1 Jack Schikler, «Elecciones británicas 2024: Los laboristas logran una aplastante victoria sobre los conservadores», nota publicada en EuroNews el 5 de julio de 2024.

2 Pablo Castro, «Vote a la derecha, obtenga a la izquierda», episodio #12 del podcast Fenómeno barrial publicado por El Economista el 11 de julio de 2024.

3 Andrés Malamud, «Primero la inflación, segundo Francia, tercero Biden», episodio #13 del podcast Fenómeno barrial publicado por El Economista el 23 de julio de 2024.

4 Chris Marsden, «Victoria aplastante contra los conservadores, pero el colapso del voto popular de los laboristas anuncia la crisis del gobierno del Reino Unido», nota publicada por World Socialist Web Site el 5 de julio de 2024

5 «Cómo es la jubilación en Francia», nota publicada en Planes de futuro MAPFRE el 4 de abril de 2024.

6 Jan D. Walter, «Francia y las protestas por la reforma de pensiones», nota publicada en DW el 27 de marzo de 2023.

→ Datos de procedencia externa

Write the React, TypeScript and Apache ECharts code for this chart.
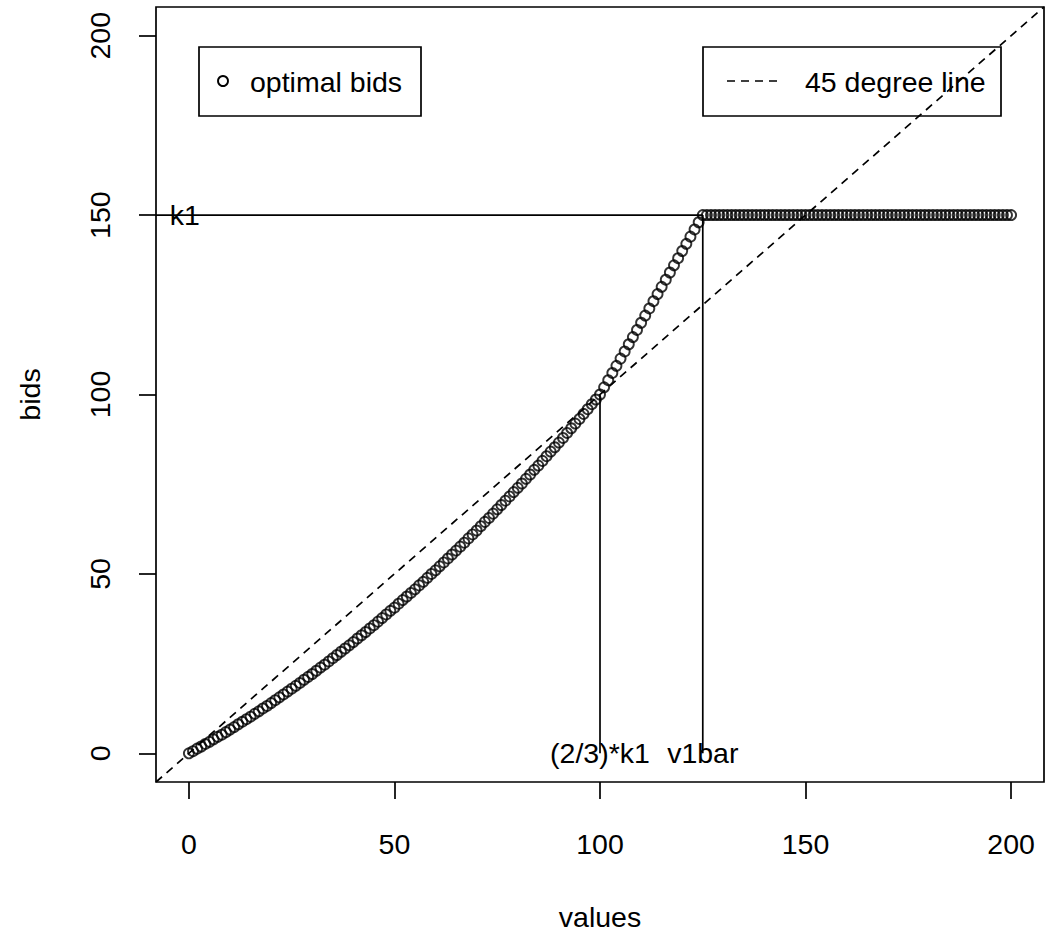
import React, { useEffect, useRef } from "react";
import * as echarts from "echarts";

// ---------- data ----------
const values: number[] = [
  0, 1, 2, 3, 4, 5, 6, 7, 8, 9, 10, 11, 12, 13, 14, 15, 16, 17, 18, 19,
  20, 21, 22, 23, 24, 25, 26, 27, 28, 29, 30, 31, 32, 33, 34, 35, 36, 37, 38, 39,
  40, 41, 42, 43, 44, 45, 46, 47, 48, 49, 50, 51, 52, 53, 54, 55, 56, 57, 58, 59,
  60, 61, 62, 63, 64, 65, 66, 67, 68, 69, 70, 71, 72, 73, 74, 75, 76, 77, 78, 79,
  80, 81, 82, 83, 84, 85, 86, 87, 88, 89, 90, 91, 92, 93, 94, 95, 96, 97, 98, 99,
  100, 101, 102, 103, 104, 105, 106, 107, 108, 109, 110, 111, 112, 113, 114, 115, 116, 117, 118, 119,
  120, 121, 122, 123, 124, 125, 126, 127, 128, 129, 130, 131, 132, 133, 134, 135, 136, 137, 138, 139,
  140, 141, 142, 143, 144, 145, 146, 147, 148, 149, 150, 151, 152, 153, 154, 155, 156, 157, 158, 159,
  160, 161, 162, 163, 164, 165, 166, 167, 168, 169, 170, 171, 172, 173, 174, 175, 176, 177, 178, 179,
  180, 181, 182, 183, 184, 185, 186, 187, 188, 189, 190, 191, 192, 193, 194, 195, 196, 197, 198, 199,
  200,
];

const bids: number[] = [
  0, 0.6, 1.3, 1.9, 2.6, 3.2, 3.9, 4.6, 5.2, 5.9, 6.6, 7.3, 8.1, 8.8, 9.5, 10.2, 11.0, 11.7, 12.5, 13.2,
  14.0, 14.8, 15.6, 16.4, 17.2, 18.0, 18.8, 19.6, 20.5, 21.3, 22.1, 23.0, 23.9, 24.7, 25.6, 26.5, 27.4, 28.3, 29.2, 30.1,
  31.0, 32.0, 32.9, 33.8, 34.8, 35.7, 36.7, 37.7, 38.7, 39.7, 40.6, 41.7, 42.7, 43.7, 44.7, 45.7, 46.8, 47.8, 48.9, 50.0,
  51.0, 52.1, 53.2, 54.3, 55.4, 56.5, 57.6, 58.7, 59.9, 61.0, 62.1, 63.3, 64.5, 65.6, 66.8, 68.0, 69.2, 70.4, 71.6, 72.8,
  74.0, 75.2, 76.5, 77.7, 79.0, 80.2, 81.5, 82.8, 84.1, 85.3, 86.6, 87.9, 89.3, 90.6, 91.9, 93.2, 94.6, 95.9, 97.3, 98.6,
  100, 102, 104, 106, 108, 110, 112, 114, 116, 118, 120, 122, 124, 126, 128, 130, 132, 134, 136, 138,
  140, 142, 144, 146, 148, 150, 150, 150, 150, 150, 150, 150, 150, 150, 150, 150, 150, 150, 150, 150,
  150, 150, 150, 150, 150, 150, 150, 150, 150, 150, 150, 150, 150, 150, 150, 150, 150, 150, 150, 150,
  150, 150, 150, 150, 150, 150, 150, 150, 150, 150, 150, 150, 150, 150, 150, 150, 150, 150, 150, 150,
  150, 150, 150, 150, 150, 150, 150, 150, 150, 150, 150, 150, 150, 150, 150, 150, 150, 150, 150, 150,
  150,
];

const xTicks: number[] = [0, 50, 100, 150, 200];
const yTicks: number[] = [0, 50, 100, 150, 200];
const axisMin = -8;
const axisMax = 208;

const k1 = 150;
const twoThirdsK1 = 100;
const v1bar = 125;

const abline45: number[][] = [[axisMin, axisMin], [axisMax, axisMax]];
const k1Segment: number[][] = [[axisMin, k1], [v1bar, k1]];
const twoThirdsSegment: number[][] = [[twoThirdsK1, 0], [twoThirdsK1, twoThirdsK1]];
const v1barSegment: number[][] = [[v1bar, 0], [v1bar, k1]];

const annotationLabels: string[] = ["k1", "(2/3)*k1", "v1bar"];
const annotationX: number[] = [-1, 100, 125];
const annotationY: number[] = [150, 0, 0];

const FONT = '"Liberation Sans", Arial, Helvetica, sans-serif';
const FS = 28.5;
const LW = 1.7;

export default function App() {
  const ref = useRef<HTMLDivElement>(null);

  useEffect(() => {
    if (!ref.current) return;
    const chart = echarts.init(ref.current, undefined, { renderer: "svg" });

    const axisCommon = {
      type: "value" as const,
      min: axisMin,
      max: axisMax,
      splitLine: { show: false },
      axisLine: { show: false, onZero: false },
      nameLocation: "middle" as const,
      nameTextStyle: { fontSize: FS, fontFamily: FONT, color: "#000" },
    };

    const tickStyle = { color: "#000", width: LW };
    const segStyle = { color: "#000", width: LW, type: "solid" as const };

    const option: any = {
      animation: false,
      backgroundColor: "#fff",
      grid: {
        left: 156,
        right: 2,
        top: 7,
        bottom: 159,
        show: true,
        borderColor: "#000",
        borderWidth: LW,
        backgroundColor: "transparent",
      },
      xAxis: {
        ...axisCommon,
        name: "values",
        nameGap: 120,
        axisTick: { show: true, inside: false, length: 17, customValues: xTicks, lineStyle: tickStyle },
        axisLabel: {
          customValues: xTicks,
          fontSize: FS,
          fontFamily: FONT,
          color: "#000",
          margin: 47,
        },
      },
      yAxis: {
        ...axisCommon,
        name: "bids",
        nameGap: 112,
        nameRotate: 90,
        axisTick: { show: true, inside: false, length: 17, customValues: yTicks, lineStyle: tickStyle },
        axisLabel: {
          customValues: yTicks,
          rotate: 90,
          fontSize: FS,
          fontFamily: FONT,
          color: "#000",
          margin: 42,
        },
      },
      series: [
        {
          name: "optimal bids",
          type: "scatter",
          silent: true,
          symbol: "circle",
          symbolSize: 10,
          itemStyle: { color: "rgba(0,0,0,0)", borderColor: "#000", borderWidth: 1.9 },
          data: values.map((v, i) => [v, bids[i]]),
          z: 2,
        },
        {
          name: "45 degree line",
          type: "line",
          silent: true,
          symbol: "none",
          lineStyle: { color: "#000", width: LW, type: [8, 6] },
          data: abline45,
          z: 3,
        },
        {
          name: "k1 segment",
          type: "line",
          silent: true,
          symbol: "none",
          lineStyle: segStyle,
          data: k1Segment,
          z: 3,
        },
        {
          name: "two thirds segment",
          type: "line",
          silent: true,
          symbol: "none",
          lineStyle: segStyle,
          data: twoThirdsSegment,
          z: 3,
        },
        {
          name: "v1bar segment",
          type: "line",
          silent: true,
          symbol: "none",
          lineStyle: segStyle,
          data: v1barSegment,
          z: 3,
        },
        {
          name: "annotations",
          type: "scatter",
          silent: true,
          symbolSize: 0.01,
          itemStyle: { color: "#000" },
          label: {
            show: true,
            position: "inside",
            align: "center",
            verticalAlign: "middle",
            fontSize: FS,
            fontFamily: FONT,
            color: "#000",
            textBorderWidth: 0,
            textBorderColor: "transparent",
            opacity: 1,
            formatter: (p: any) => annotationLabels[p.dataIndex],
          },
          data: annotationX.map((x, i) => [x, annotationY[i]]),
          z: 4,
        },
      ],
      graphic: [
        {
          type: "rect",
          silent: true,
          shape: { x: 199, y: 47, width: 222, height: 69 },
          style: { fill: "none", stroke: "#000", lineWidth: LW },
        },
        {
          type: "circle",
          silent: true,
          shape: { cx: 223, cy: 81, r: 5 },
          style: { fill: "none", stroke: "#000", lineWidth: 1.9 },
        },
        {
          type: "text",
          silent: true,
          x: 250,
          y: 82,
          style: {
            text: "optimal bids",
            fontSize: FS,
            fontFamily: FONT,
            fill: "#000",
            align: "left",
            verticalAlign: "middle",
          },
        },
        {
          type: "rect",
          silent: true,
          shape: { x: 703, y: 47, width: 298, height: 69 },
          style: { fill: "none", stroke: "#000", lineWidth: LW },
        },
        {
          type: "line",
          silent: true,
          shape: { x1: 727, y1: 81, x2: 780, y2: 81 },
          style: { stroke: "#000", lineWidth: LW, lineDash: [8, 6] },
        },
        {
          type: "text",
          silent: true,
          x: 805,
          y: 82,
          style: {
            text: "45 degree line",
            fontSize: FS,
            fontFamily: FONT,
            fill: "#000",
            align: "left",
            verticalAlign: "middle",
          },
        },
      ],
    };

    chart.setOption(option);
    return () => chart.dispose();
  }, []);

  return (
    <div
      ref={ref}
      style={{
        position: "absolute",
        left: 0,
        top: 0,
        width: 1046,
        height: 941,
        background: "#fff",
      }}
    />
  );
}
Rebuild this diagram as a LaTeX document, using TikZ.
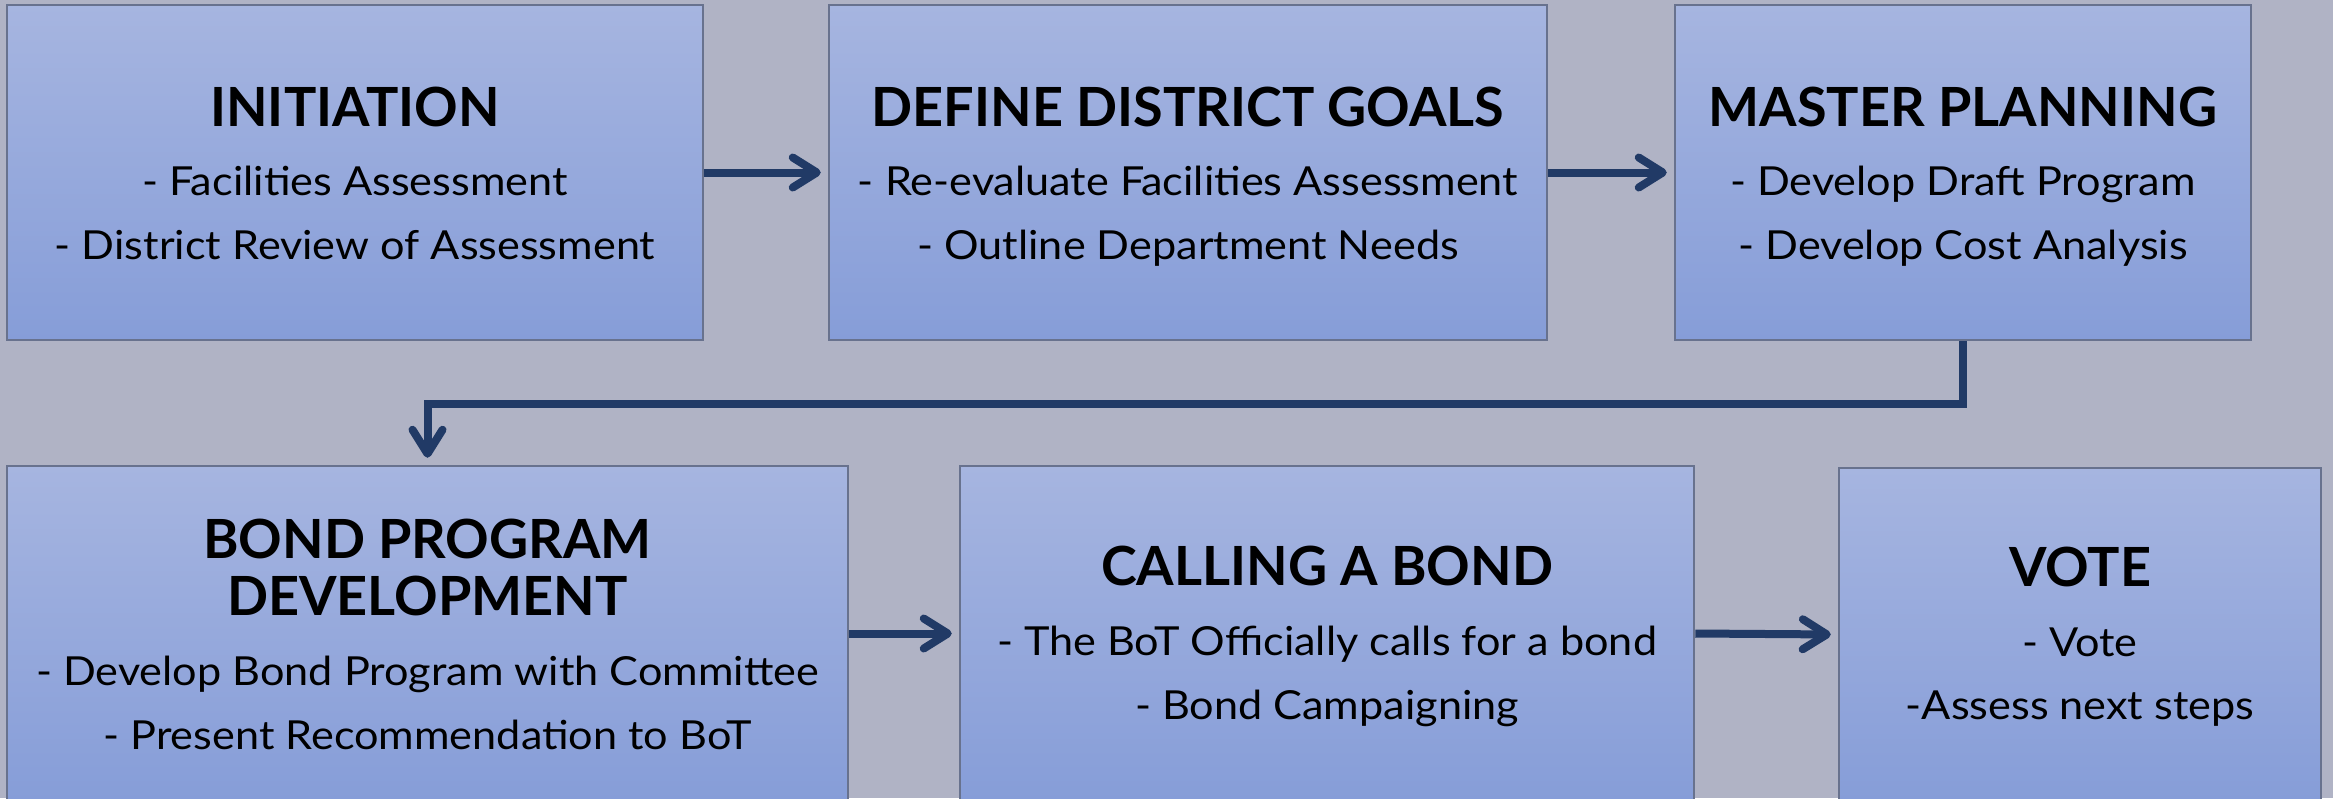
\documentclass[tikz,border=0pt]{standalone}
\usepackage{graphicx}
\usepackage{fontspec}
\setmainfont{Lato}
\usetikzlibrary{arrows.meta}
\definecolor{bg}{RGB}{176,179,197}
\definecolor{boxtop}{RGB}{166,181,224}
\definecolor{boxbot}{RGB}{134,157,216}
\definecolor{boxline}{RGB}{104,114,142}
\definecolor{navy}{RGB}{33,58,102}
\newcommand{\widetxt}[1]{\scalebox{1.08}[1]{#1}}
\tikzset{
  stage/.style={draw=boxline, line width=2.5pt, top color=boxtop, bottom color=boxbot, inner sep=0pt, rectangle},
  ttl/.style={font={\fontsize{54}{60}\selectfont\bfseries}, inner sep=0pt, anchor=base, text=black},
  itm/.style={font={\fontsize{40}{46}\selectfont}, inner sep=0pt, anchor=base, text=black},
  conn/.style={draw=navy, line width=8pt, -{Straight Barb[round, length=24pt, width=30pt]}, shorten >=7pt}
}
\begin{document}
\begin{tikzpicture}[x=1pt,y=-1pt]
\path[use as bounding box, fill=bg] (0,0) rectangle (2333,798);
\clip (0,0) rectangle (2333,798);
% boxes
\node[stage, minimum width=696pt, minimum height=335pt] (b1) at (355,172.5) {};
\node[stage, minimum width=718pt, minimum height=335pt] (b2) at (1188,172.5) {};
\node[stage, minimum width=576pt, minimum height=335pt] (b3) at (1963,172.5) {};
\node[stage, minimum width=841pt, minimum height=335pt] (b4) at (427.5,633.5) {};
\node[stage, minimum width=734pt, minimum height=335pt] (b5) at (1327,633.5) {};
\node[stage, minimum width=482pt, minimum height=333pt] (b6) at (2080,634.5) {};
% texts box 1
\node[ttl] (t1) at (355,126) {INITIATION};
\node[itm] (t1a) at (355,195) {\widetxt{- Facilities Assessment}};
\node[itm] (t1b) at (355,259) {\widetxt{- District Review of Assessment}};
% box 2
\node[ttl] (t2) at (1188,126) {DEFINE DISTRICT GOALS};
\node[itm] (t2a) at (1188,195) {\widetxt{- Re-evaluate Facilities Assessment}};
\node[itm] (t2b) at (1188,259) {\widetxt{- Outline Department Needs}};
% box 3
\node[ttl] (t3) at (1963,126) {MASTER PLANNING};
\node[itm] (t3a) at (1963,195) {\widetxt{- Develop Draft Program}};
\node[itm] (t3b) at (1963,259) {\widetxt{- Develop Cost Analysis}};
% box 4
\node[ttl] (t4) at (427.5,558) {BOND PROGRAM};
\node[ttl] (t4x) at (427.5,615) {DEVELOPMENT};
\node[itm] (t4a) at (427.5,685) {\widetxt{- Develop Bond Program with Committee}};
\node[itm] (t4b) at (427.5,749) {\widetxt{- Present Recommendation to BoT}};
% box 5
\node[ttl] (t5) at (1327,585) {CALLING A BOND};
\node[itm] (t5a) at (1327,655) {\widetxt{- The BoT Officially calls for a bond}};
\node[itm] (t5b) at (1327,719) {\widetxt{- Bond Campaigning}};
% box 6
\node[ttl] (t6) at (2080,586) {VOTE};
\node[itm] (t6a) at (2080,656) {\widetxt{- Vote}};
\node[itm] (t6b) at (2080,719) {\widetxt{-Assess next steps}};
% connectors
\draw[conn] (b1.east) -- (b2.west);
\draw[conn] (b2.east) -- (b3.west);
\draw[conn] (b3.south) -- ++(0,63) -| (b4.north);
\draw[conn] (b4.east) -- (b5.west);
\draw[conn] (b5.east) -- (b6.west);
\end{tikzpicture}
\end{document}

7 Por ejemplo, en las notas «¿Dónde está el peligro?», «Las dos constelaciones del pensamiento burgués», «El progresismo es opuesto al socialismo», «La hipóstesis programática: un debate ausente en la izquierda socialista», «Éxito y fracaso de los votantes libertarios».

8 Ver al respecto «Los dos escepticismos (O por qué, si no fuéramos socialistas, seríamos del PRO)».

9 «Alberto Fernández: “Voy a votar en blanco, la disyuntiva nos parece fea”», nota publicada en Perfil el 27 de octubre de 2015.

10 Howard Chua-Eoan, «Los británicos votan a favor de la estabilidad, pero ¿lo conseguirán realmente?», nota publicada en Bloomberg el 5 de julio de 2024.